The field of view tells you how much of a scene your lens captures — essential for choosing a focal length before a shoot, planning where to stand, or matching lenses across camera formats. This calculator returns the angle of view in three directions and the real-world frame size at any distance.
How it works
Angle of view depends on the focal length and the sensor dimension in that direction:
angle = 2 × arctan( sensor dimension ÷ (2 × focal length) )
The horizontal angle uses the sensor width, the vertical uses the height, and the
diagonal uses √(width² + height²).
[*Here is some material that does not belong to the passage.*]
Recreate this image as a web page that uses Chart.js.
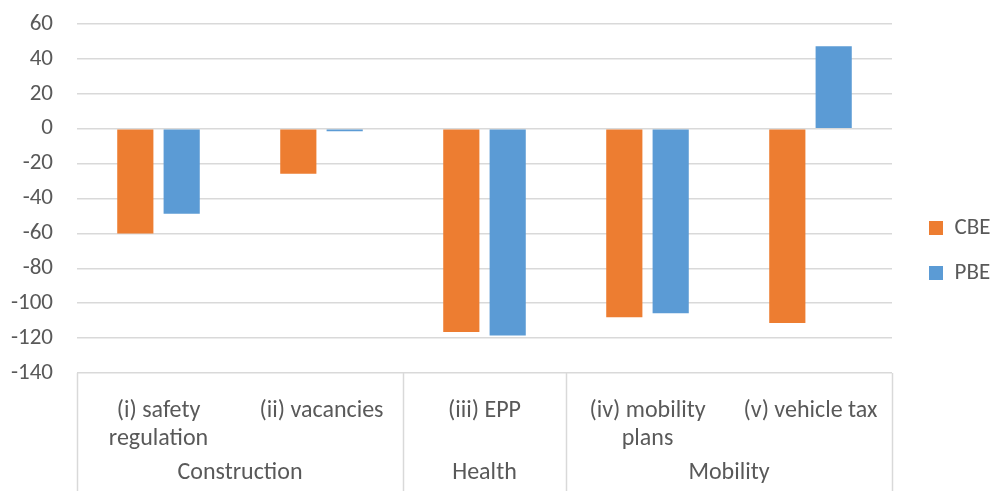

Because a larger sensor captures more of the
lens’s image circle, the same focal length is wider on full frame than on a
cropped sensor — that is the origin of the crop factor.
To find real-world coverage at a subject distance d, the tool projects the
angle outward:
frame width = 2 × d × tan(horizontal angle ÷ 2)
Worked example
A 35 mm lens on full frame (36 × 24 mm) gives:
horizontal = 2 × arctan(36 ÷ 70) ≈ 54.4°, vertical ≈ 37.8°, diagonal ≈ 63.4°
At 3 m the frame covers about 2 × 3 × tan(27.2°) ≈ 3.08 m wide — roughly enough
for a full-body portrait with a little room to spare.
Tips
Use the horizontal angle for video and landscape framing, the vertical for tall subjects, and the diagonal when comparing against the lens maker’s stated figure. To match a look across cameras, multiply focal length by the crop factor: a 35 mm on full frame frames like a 23 mm on APS-C or an 18 mm on Micro Four Thirds.